25 Décembre 2004 À 17:24

M. Herzenni a rappelé que sa première action politique fut l'acquisition du portrait de Feu SM Mohammed V au marché de la ville de Sefrou et ce, le jour de l'annonce de l'indépendance du Maroc, le 18 novembre 1955.

Ce jour là, se souvient-il, mon père nous a donné l'équivalent d'un dirham et nous nous sommes dirigés vers le marché de Sefrou pour acheter un portrait de Feu SM Mohammed V et, depuis lors jusqu'à mon entrée au lycée, je n'avais jamais raté le passage d'un cortège royal dans les villes où je me trouvais", a-t-il dit.
"Nous étions toujours les premiers, comme l'indiquait la radio à l'époque, à participer avec enthousiasme à l'accueil du cortège du Roi" , a-t-il poursuivi.

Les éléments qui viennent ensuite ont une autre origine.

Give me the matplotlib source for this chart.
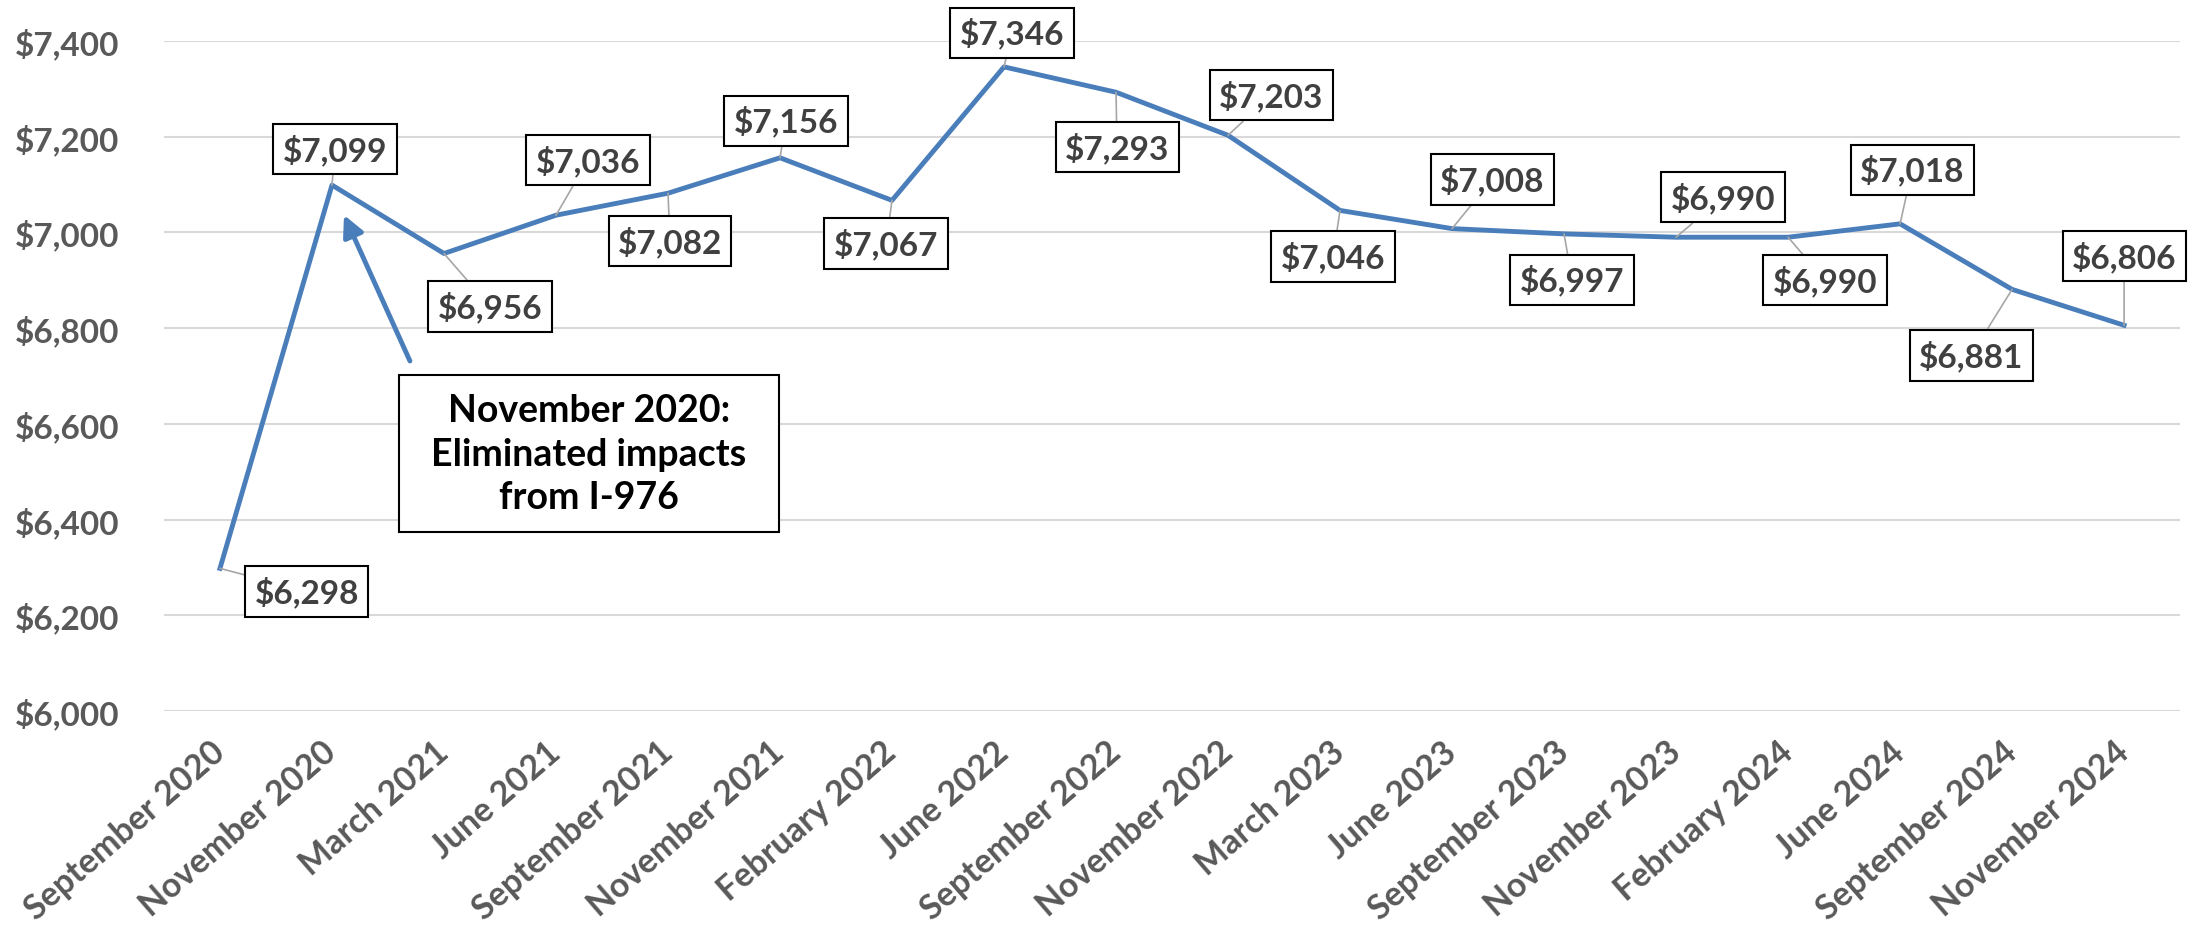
import matplotlib.pyplot as plt
from matplotlib.patches import Rectangle
from matplotlib.ticker import FuncFormatter
import numpy as np

# data
months = ['September 2020', 'November 2020', 'March 2021', 'June 2021',
          'September 2021', 'November 2021', 'February 2022', 'June 2022',
          'September 2022', 'November 2022', 'March 2023', 'June 2023',
          'September 2023', 'November 2023', 'February 2024', 'June 2024',
          'September 2024', 'November 2024']
costs = [6298, 7099, 6956, 7036, 7082, 7156, 7067, 7346, 7293, 7203,
         7046, 7008, 6997, 6990, 6990, 7018, 6881, 6806]
y_ticks = [6000, 6200, 6400, 6600, 6800, 7000, 7200, 7400]
note_text = 'November 2020:\nEliminated impacts\nfrom I-976'

# where each value label sits relative to its point (pixels)
label_dx = [87, 3, 46, 32, 2, 6, -6, 8, 1, 43, -7, 40, 8, 47, 37, 12, -41, 0]
label_dy = [-23, 36, -53, 55, -48, 37, -43, 34, -55, 40, -46, 49, -46, 40, -43, 54, -66, 69]

plt.rcParams['font.family'] = ['Lato', 'DejaVu Sans']
blue = '#4a7ebb'

fig, ax = plt.subplots(figsize=(22.01, 9.28), dpi=100)
fig.subplots_adjust(left=0.0745, right=0.9905, bottom=0.2328, top=0.9547)

x = np.arange(len(months))
ax.plot(x, costs, color=blue, lw=3.5, solid_joinstyle='round', zorder=3)

ax.set_xlim(-0.5, len(months) - 0.5)
ax.set_ylim(6000, 7400)
ax.set_yticks(y_ticks)
ax.yaxis.set_major_formatter(FuncFormatter(lambda v, p: f'${v:,.0f}'))
ax.grid(axis='y', color='#d9d9d9', lw=1.5)
ax.set_axisbelow(True)
for s in ax.spines.values():
    s.set_visible(False)

ax.tick_params(axis='y', length=0, pad=32, labelsize=24, labelcolor='#595959')
for t in ax.get_yticklabels():
    t.set_fontweight('bold')

ax.set_xticks(x)
ax.set_xticklabels(months, rotation=41, ha='right', va='center',
                   rotation_mode='anchor', fontsize=24.5, fontweight='bold',
                   color='#595959')
ax.tick_params(axis='x', length=0, pad=26)

# value labels with leader lines
for i, v in enumerate(costs):
    ax.annotate(f'${v:,}', xy=(i, v), xytext=(label_dx[i], label_dy[i]),
                textcoords='offset pixels', ha='center', va='center',
                fontsize=24, fontweight='bold', color='#404040', zorder=5,
                bbox=dict(boxstyle='square,pad=0.28', fc='white', ec='black', lw=1.5),
                arrowprops=dict(arrowstyle='-', color='#a6a6a6', lw=1.2,
                                shrinkA=0, shrinkB=0))

# note box and arrow
ax.add_patch(Rectangle((0.1166, 0.2672), 0.1885, 0.2343, transform=ax.transAxes,
                       fc='white', ec='black', lw=1.5, zorder=4))
ax.text(0.2108, 0.3843, note_text, transform=ax.transAxes, ha='center', va='center',
        fontsize=27, fontweight='bold', color='black', linespacing=1.35, zorder=5)
ax.annotate('', xy=(0.0893, 0.7403), xycoords='axes fraction',
            xytext=(0.1220, 0.5224), textcoords='axes fraction',
            arrowprops=dict(arrowstyle='-|>,head_length=0.9,head_width=0.45',
                            color=blue, lw=3.5, mutation_scale=14,
                            shrinkA=0, shrinkB=0))

plt.savefig('out.png', dpi=100)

Il a rappelé qu'il s'était "engagé volontairement dans l'opposition après avoir senti, comme d'autres jeunes issus de couches populaires, que l'un des acquis de l'indépendance, à savoir le droit à l'enseignement et à l'ascension sociale à travers l'école, a été menacé tout d'abord par l'exclusion des élèves et par une dégradation du niveau et du rayonnement de l'école publique au profit des écoles des missions étrangères".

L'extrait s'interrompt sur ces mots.